Comprehensive thought leadership consulting for B2B & professional services firms

Thought Leadership Success Factor No. 2: Patience

There are no short cuts to thought leadership. None. Anyone who tells you otherwise probably sold a get-rich-quick scheme in a previous career.

In my last post, I laid out the first factor behind companies that excel at thought leadership marketing: a big appetite for differentiating their product/service offering on the basis of possessing truly unique expertise. These companies don’t want to compete on price — whether they are an IT services firm that can’t match the costs of the offshoring contingent or a consulting firm whose brochures make it indistinguishable from hundreds of advisers in supply chain improvement.

This post is about the second of my five factors: organizational patience.

If it were easy to become recognized by the market as a thought leader, everyone’s phones would be ringing regularly with journalists asking for opinions, management journal editors seeking article submissions, and conference organizers looking for keynote speakers.   I probably don’t need to tell you that for most people, this isn’t the case, even for many self-proclaimed thought leaders.

There are no short cuts to thought leadership. None. Anyone who tells you otherwise probably sold a get-rich-quick scheme in a previous career.

Getting recognized as a thought leader is the result of a) developing profound, new insights on a complex issue (insights backed by real-world evidence), and b) getting those insights into the marketplace through articles, speeches, books and other educational marketing channels.
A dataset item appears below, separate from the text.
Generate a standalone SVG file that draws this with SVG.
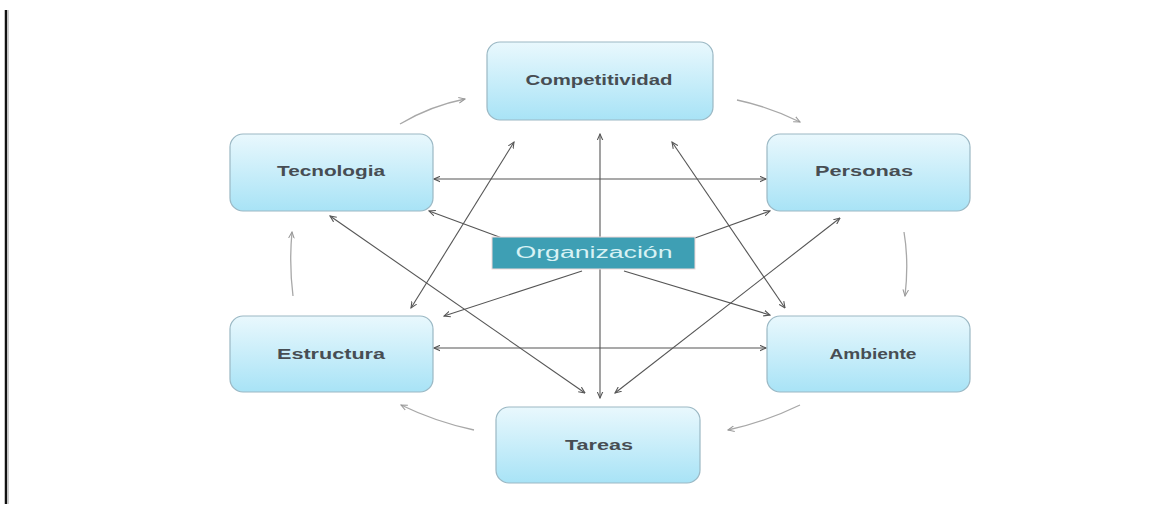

Being recognized as a thought leader may not require 10 years.  But it doesn’t happen in 10 days. And that’s what separates those who are good at thought leadership marketing from those who struggle. The good ones realize the time and effort required to develop a profound, fact-based point of view – and the time to attract an audience to it.  Each can take several months or more. (As an example, it took Deloitte Consulting a year to develop a point of view on the topic of business model innovation, and then another year for its ideas to appear as a cover article in Harvard Business Review in 2003.  We know because we helped them develop their ideas and submit the article.)

Those hoping this timeline would be measured in weeks are the ones who issue superficial points of view that we’ve all heard elsewhere. Nothing new. Or at least, nothing new that’s been substantiated.

And when a great point of view is developed (over months) and marketed (over months), great things happen. The phone rings from people who will pay you handsomely for your expertise.

Another great thing happens: You create a temporary barrier for the next person or firm who wants to one-up you on your topic. To have anything new and substantiated to say on that topic, they too must go through an intensive POV development and marketing effort.

Without patience, there is no payoff to thought leadership marketing.